» What the exercise asks
Return the listing below verbatim. Pictures do not belong in the copy.

» Material provided
________________________

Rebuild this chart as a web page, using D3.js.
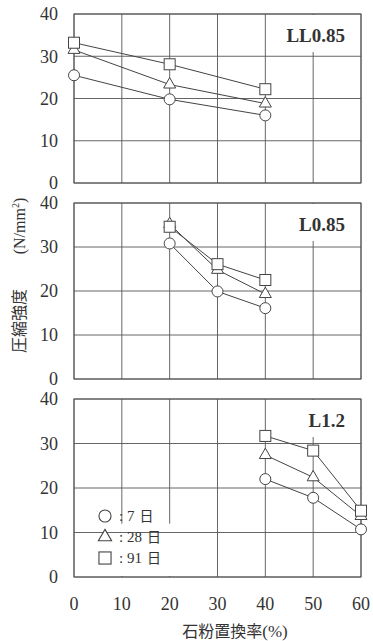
<!DOCTYPE html>
<html><head><meta charset="utf-8">
<script src="https://cdn.jsdelivr.net/npm/d3@7"></script>
<style>body{margin:0;background:#fff}svg{display:block}</style>
</head><body>
<svg id="c" width="373" height="641"></svg>
<script>
// ---- data ----
const xTicks = [0, 10, 20, 30, 40, 50, 60];
const yTicks = [0, 10, 20, 30, 40];
const panelNames = ["LL0.85", "L0.85", "L1.2"];
const seriesAges = ["7", "28", "91"];
const seriesUnit = "日";
const seriesShapes = ["circle", "triangle", "square"];

const ll085X = [0, 20, 40];
const ll085Day7 = [25.5, 19.8, 16.0];
const ll085Day28 = [31.5, 23.3, 18.8];
const ll085Day91 = [33.2, 28.1, 22.2];

const l085X = [20, 30, 40];
const l085Day7 = [30.8, 19.9, 16.1];
const l085Day28 = [35.2, 24.8, 19.3];
const l085Day91 = [34.6, 26.1, 22.5];

const l12X = [40, 50, 60];
const l12Day7 = [22.0, 17.8, 10.7];
const l12Day28 = [27.4, 22.4, 13.7];
const l12Day91 = [31.7, 28.4, 14.9];

const panels = [
  {name: panelNames[0], x: ll085X, series: [ll085Day7, ll085Day28, ll085Day91]},
  {name: panelNames[1], x: l085X, series: [l085Day7, l085Day28, l085Day91]},
  {name: panelNames[2], x: l12X, series: [l12Day7, l12Day28, l12Day91]}
];

// ---- layout ----
const svg = d3.select("#c");
const serif = "'Liberation Serif','Times New Roman',serif";
const cjk = "'Noto Sans CJK JP','Noto Sans',sans-serif";
const gridColor = "#555";
const markColor = "#444";
const x = d3.scaleLinear().domain([0, 60]).range([74, 361]);
const panelTops = [14, 203, 399];
const panelBottoms = [183, 379, 577];

function marker(g, shape, cx, cy, sc) {
  sc = sc || 1;
  if (shape === "circle") {
    g.append("circle").attr("cx", cx).attr("cy", cy).attr("r", 5.5 * sc);
  } else if (shape === "square") {
    const h = 5.5 * sc;
    g.append("rect").attr("x", cx - h).attr("y", cy - h).attr("width", 2 * h).attr("height", 2 * h);
  } else {
    const s = 12 * sc, h = s * Math.sqrt(3) / 2;
    g.append("path").attr("d",
      `M${cx},${cy - h * 2 / 3}L${cx + s / 2},${cy + h / 3}L${cx - s / 2},${cy + h / 3}Z`);
  }
}

panels.forEach((p, i) => {
  const y = d3.scaleLinear().domain([0, 40]).range([panelBottoms[i], panelTops[i]]);
  const g = svg.append("g");
  g.selectAll(".vg").data(xTicks).join("line")
    .attr("x1", d => x(d)).attr("x2", d => x(d))
    .attr("y1", y(0)).attr("y2", y(40))
    .attr("stroke", gridColor).attr("stroke-width", 0.9);
  const baseY = panelTops[i] + 28;
  g.append("rect").attr("x", x(45) + 2).attr("y", y(40) + 1)
    .attr("width", x(58.5) - x(45)).attr("height", baseY + 10 - y(40) - 1)
    .attr("fill", "#fff");
  if (i === 2) {
    g.append("rect").attr("x", x(4.2)).attr("y", y(7.5) - 20)
      .attr("width", x(22) - x(4.2)).attr("height", y(0) - (y(7.5) - 20) - 1)
      .attr("fill", "#fff");
  }
  g.selectAll(".hg").data(yTicks).join("line")
    .attr("x1", x(0)).attr("x2", x(60))
    .attr("y1", d => y(d)).attr("y2", d => y(d))
    .attr("stroke", gridColor).attr("stroke-width", 0.9);
  g.append("rect").attr("x", x(0)).attr("y", y(40))
    .attr("width", x(60) - x(0)).attr("height", y(0) - y(40))
    .attr("fill", "none").attr("stroke", gridColor).attr("stroke-width", 1);
  g.selectAll(".yt").data(yTicks).join("text")
    .attr("x", 58).attr("y", d => y(d)).attr("dy", "0.36em")
    .attr("text-anchor", "end").attr("font-family", serif).attr("font-size", 18)
    .attr("fill", "#333").text(d => d);
  g.append("text").attr("x", 345).attr("y", baseY).attr("text-anchor", "end")
    .attr("font-family", serif).attr("font-weight", "bold").attr("font-size", 19)
    .attr("fill", "#333").text(p.name);
  p.series.forEach((vals) => {
    const line = d3.line().x((d, j) => x(p.x[j])).y(d => y(d));
    g.append("path").attr("d", line(vals)).attr("fill", "none")
      .attr("stroke", markColor).attr("stroke-width", 1);
  });
  p.series.forEach((vals, k) => {
    const mg = g.append("g").attr("fill", "#fff").attr("stroke", markColor).attr("stroke-width", 1);
    vals.forEach((v, j) => marker(mg, seriesShapes[k], x(p.x[j]), y(v)));
  });
  if (i === 2) {
    const lg = svg.append("g");
    seriesAges.forEach((s, k) => {
      const cy = 516 + k * 21;
      const mg = lg.append("g").attr("fill", "#fff").attr("stroke", "#444").attr("stroke-width", 1.1);
      marker(mg, seriesShapes[k], 105, cy, 1.1);
      lg.append("text").attr("x", 119).attr("y", cy).attr("dy", "0.36em")
        .attr("font-family", serif).attr("font-size", 15).attr("fill", "#333").text(":");
      const num = lg.append("text").attr("x", 127).attr("y", cy).attr("dy", "0.36em")
        .attr("font-family", serif).attr("font-size", 15).attr("fill", "#333").text(s);
      const w = num.node().getComputedTextLength();
      lg.append("text").attr("x", 127 + w + 5).attr("y", cy).attr("dy", "0.36em")
        .attr("font-family", cjk).attr("font-size", 14).attr("fill", "#333").text(seriesUnit);
    });
  }
});

svg.selectAll(".xt").data(xTicks).join("text")
  .attr("x", d => x(d)).attr("y", 610).attr("text-anchor", "middle")
  .attr("font-family", serif).attr("font-size", 18).attr("fill", "#333").text(d => d);

const xt = svg.append("text").attr("x", 235).attr("y", 637).attr("text-anchor", "middle")
  .attr("font-family", cjk).attr("font-size", 16).attr("fill", "#333");
xt.append("tspan").text("石粉置換率");
xt.append("tspan").attr("font-family", serif).attr("font-size", 17).text("(%)");

svg.append("text").attr("transform", "translate(25,321) rotate(-90)")
  .attr("text-anchor", "middle").attr("font-family", cjk).attr("font-size", 16)
  .attr("fill", "#333").text("圧縮強度");
const yu = svg.append("text").attr("transform", "translate(25,226) rotate(-90)")
  .attr("text-anchor", "middle").attr("font-family", serif).attr("font-size", 16)
  .attr("fill", "#333");
yu.append("tspan").text("(N/mm");
yu.append("tspan").attr("font-size", 10).attr("dy", -6).text("2");
yu.append("tspan").attr("dy", 6).text(")");
</script>
</body></html>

________________________

» Written response
Rebuild this chart as a web page, using D3.js.
<!DOCTYPE html>
<html><head><meta charset="utf-8">
<script src="https://cdn.jsdelivr.net/npm/d3@7"></script>
<style>body{margin:0;background:#fff}svg{display:block}</style>
</head><body>
<svg id="c" width="373" height="641"></svg>
<script>
// ---- data ----
const xTicks = [0, 10, 20, 30, 40, 50, 60];
const yTicks = [0, 10, 20, 30, 40];
const panelNames = ["LL0.85", "L0.85", "L1.2"];
const seriesAges = ["7", "28", "91"];
const seriesUnit = "日";
const seriesShapes = ["circle", "triangle", "square"];

const ll085X = [0, 20, 40];
const ll085Day7 = [25.5, 19.8, 16.0];
const ll085Day28 = [31.5, 23.3, 18.8];
const ll085Day91 = [33.2, 28.1, 22.2];

const l085X = [20, 30, 40];
const l085Day7 = [30.8, 19.9, 16.1];
const l085Day28 = [35.2, 24.8, 19.3];
const l085Day91 = [34.6, 26.1, 22.5];

const l12X = [40, 50, 60];
const l12Day7 = [22.0, 17.8, 10.7];
const l12Day28 = [27.4, 22.4, 13.7];
const l12Day91 = [31.7, 28.4, 14.9];

const panels = [
  {name: panelNames[0], x: ll085X, series: [ll085Day7, ll085Day28, ll085Day91]},
  {name: panelNames[1], x: l085X, series: [l085Day7, l085Day28, l085Day91]},
  {name: panelNames[2], x: l12X, series: [l12Day7, l12Day28, l12Day91]}
];

// ---- layout ----
const svg = d3.select("#c");
const serif = "'Liberation Serif','Times New Roman',serif";
const cjk = "'Noto Sans CJK JP','Noto Sans',sans-serif";
const gridColor = "#555";
const markColor = "#444";
const x = d3.scaleLinear().domain([0, 60]).range([74, 361]);
const panelTops = [14, 203, 399];
const panelBottoms = [183, 379, 577];

function marker(g, shape, cx, cy, sc) {
  sc = sc || 1;
  if (shape === "circle") {
    g.append("circle").attr("cx", cx).attr("cy", cy).attr("r", 5.5 * sc);
  } else if (shape === "square") {
    const h = 5.5 * sc;
    g.append("rect").attr("x", cx - h).attr("y", cy - h).attr("width", 2 * h).attr("height", 2 * h);
  } else {
    const s = 12 * sc, h = s * Math.sqrt(3) / 2;
    g.append("path").attr("d",
      `M${cx},${cy - h * 2 / 3}L${cx + s / 2},${cy + h / 3}L${cx - s / 2},${cy + h / 3}Z`);
  }
}

panels.forEach((p, i) => {
  const y = d3.scaleLinear().domain([0, 40]).range([panelBottoms[i], panelTops[i]]);
  const g = svg.append("g");
  g.selectAll(".vg").data(xTicks).join("line")
    .attr("x1", d => x(d)).attr("x2", d => x(d))
    .attr("y1", y(0)).attr("y2", y(40))
    .attr("stroke", gridColor).attr("stroke-width", 0.9);
  const baseY = panelTops[i] + 28;
  g.append("rect").attr("x", x(45) + 2).attr("y", y(40) + 1)
    .attr("width", x(58.5) - x(45)).attr("height", baseY + 10 - y(40) - 1)
    .attr("fill", "#fff");
  if (i === 2) {
    g.append("rect").attr("x", x(4.2)).attr("y", y(7.5) - 20)
      .attr("width", x(22) - x(4.2)).attr("height", y(0) - (y(7.5) - 20) - 1)
      .attr("fill", "#fff");
  }
  g.selectAll(".hg").data(yTicks).join("line")
    .attr("x1", x(0)).attr("x2", x(60))
    .attr("y1", d => y(d)).attr("y2", d => y(d))
    .attr("stroke", gridColor).attr("stroke-width", 0.9);
  g.append("rect").attr("x", x(0)).attr("y", y(40))
    .attr("width", x(60) - x(0)).attr("height", y(0) - y(40))
    .attr("fill", "none").attr("stroke", gridColor).attr("stroke-width", 1);
  g.selectAll(".yt").data(yTicks).join("text")
    .attr("x", 58).attr("y", d => y(d)).attr("dy", "0.36em")
    .attr("text-anchor", "end").attr("font-family", serif).attr("font-size", 18)
    .attr("fill", "#333").text(d => d);
  g.append("text").attr("x", 345).attr("y", baseY).attr("text-anchor", "end")
    .attr("font-family", serif).attr("font-weight", "bold").attr("font-size", 19)
    .attr("fill", "#333").text(p.name);
  p.series.forEach((vals) => {
    const line = d3.line().x((d, j) => x(p.x[j])).y(d => y(d));
    g.append("path").attr("d", line(vals)).attr("fill", "none")
      .attr("stroke", markColor).attr("stroke-width", 1);
  });
  p.series.forEach((vals, k) => {
    const mg = g.append("g").attr("fill", "#fff").attr("stroke", markColor).attr("stroke-width", 1);
    vals.forEach((v, j) => marker(mg, seriesShapes[k], x(p.x[j]), y(v)));
  });
  if (i === 2) {
    const lg = svg.append("g");
    seriesAges.forEach((s, k) => {
      const cy = 516 + k * 21;
      const mg = lg.append("g").attr("fill", "#fff").attr("stroke", "#444").attr("stroke-width", 1.1);
      marker(mg, seriesShapes[k], 105, cy, 1.1);
      lg.append("text").attr("x", 119).attr("y", cy).attr("dy", "0.36em")
        .attr("font-family", serif).attr("font-size", 15).attr("fill", "#333").text(":");
      const num = lg.append("text").attr("x", 127).attr("y", cy).attr("dy", "0.36em")
        .attr("font-family", serif).attr("font-size", 15).attr("fill", "#333").text(s);
      const w = num.node().getComputedTextLength();
      lg.append("text").attr("x", 127 + w + 5).attr("y", cy).attr("dy", "0.36em")
        .attr("font-family", cjk).attr("font-size", 14).attr("fill", "#333").text(seriesUnit);
    });
  }
});

svg.selectAll(".xt").data(xTicks).join("text")
  .attr("x", d => x(d)).attr("y", 610).attr("text-anchor", "middle")
  .attr("font-family", serif).attr("font-size", 18).attr("fill", "#333").text(d => d);

const xt = svg.append("text").attr("x", 235).attr("y", 637).attr("text-anchor", "middle")
  .attr("font-family", cjk).attr("font-size", 16).attr("fill", "#333");
xt.append("tspan").text("石粉置換率");
xt.append("tspan").attr("font-family", serif).attr("font-size", 17).text("(%)");

svg.append("text").attr("transform", "translate(25,321) rotate(-90)")
  .attr("text-anchor", "middle").attr("font-family", cjk).attr("font-size", 16)
  .attr("fill", "#333").text("圧縮強度");
const yu = svg.append("text").attr("transform", "translate(25,226) rotate(-90)")
  .attr("text-anchor", "middle").attr("font-family", serif).attr("font-size", 16)
  .attr("fill", "#333");
yu.append("tspan").text("(N/mm");
yu.append("tspan").attr("font-size", 10).attr("dy", -6).text("2");
yu.append("tspan").attr("dy", 6).text(")");
</script>
</body></html>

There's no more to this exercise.